Now that it’s 2020, the fact that my last child is graduating High School and going on to the next thing has really hit me hard! My job that took up so much of my time, the care, raising, and educating tiny humans so that they will become kind, smart, engaged BIG humans- is coming to a close. Actually, I think it’s just going from full-time to part time, because parenting NEVER ends... right?
In our homeschooling family, we’ve explored all the options for life after high school, including college, trade school and starting a career. After graduation. my daughter became an entrepreneur and started her own business, which is flourishing. My son, who will graduate in June, is exploring Law Enforcement and college as a next step, while getting his feet wet in a corporate office job before college. In homeschooling, we are used to being part of groups of people or all ages. Most of our co-op classes were of large age gaps, from ages 8-18, and my children are used to working with different groups. For public school kids, that’s less common, but the truth is once you get out of school, you’re rarely in a position where you are working with people only your own age. Most places are filled with a myriad of ages, and backgrounds, I thought that one of the biggest things that happens once you step into the real world is that you're now in a place or so many different things- people, ages, sexes, orientations, backgrounds; it's a kaleidoscope of EVERYTHING! I was looking for ways to encourage my kids to embrace the changes they were going to experience. I reached out to to Dr. Steele Flippin, author of Generation Z in the Workplace for some advice. She shared these tips of things that parents can share with their children as they move on to the next step in their lives.
5 Things To Tell Your Gen Z Kids To Succeed In The Real World
- Learn all you can. Take advantage of every opportunity to learn and grow, even if it’s only lateral growth for a while. Taking a change and an opportunity to do more and learn more will always serve you well!
- Sometimes you have to compromise. You may also have to just accept conditions as they are and develop a plan to succeed with the tools available to you. Compromise does not have to mean losing; perhaps you can find middle ground. Nothing lasts forever!
- Raise your hand. If you feel like you’re being overlooked and discounted because you don’t know everything yet, try asking for feedback and more responsibilities. Perhaps a respected, more experienced coworker can give you some feedback about how you’re doing work-wise and how you might improve.

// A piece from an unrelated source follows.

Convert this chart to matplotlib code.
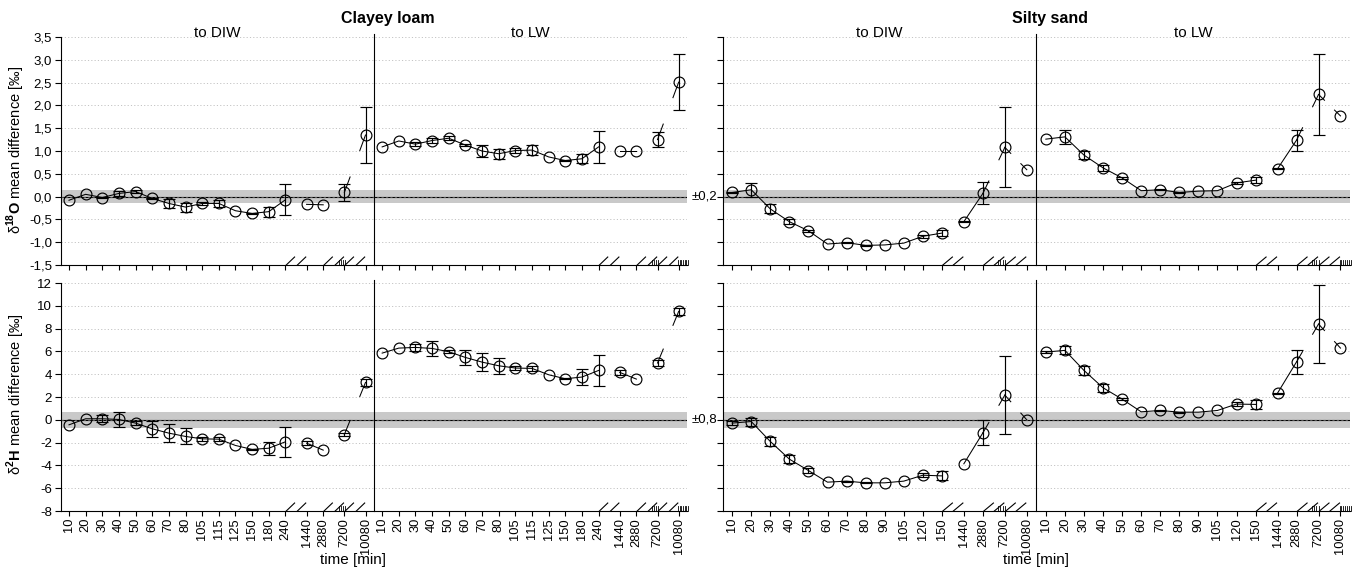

- Even though tech is everywhere, not everyone understands, loves it or accepts it. Try to keep in mind that your older colleagues aren’t as accustomed to the level of technology you’re used to. Find ways to share your tech knowledge with them in bite-sized portions.
- Have a plan. If you have intentions to stay with your employer, it will be important to have a plan for short-term and long-term success. In most cases, it will be up to you to make that plan. Seek help from your manager, experienced coworkers, your human resources department, or a mentor.
Entering the workforce or the next step in their lives is very exciting for my children, and it is for me as well, even if it is bittersweet. I’m glad I’m able to offer them advice on how to move ahead, but I am sure they know the most important advice of all: that I believe in them 100 percent and that they can do anything they put their minds to.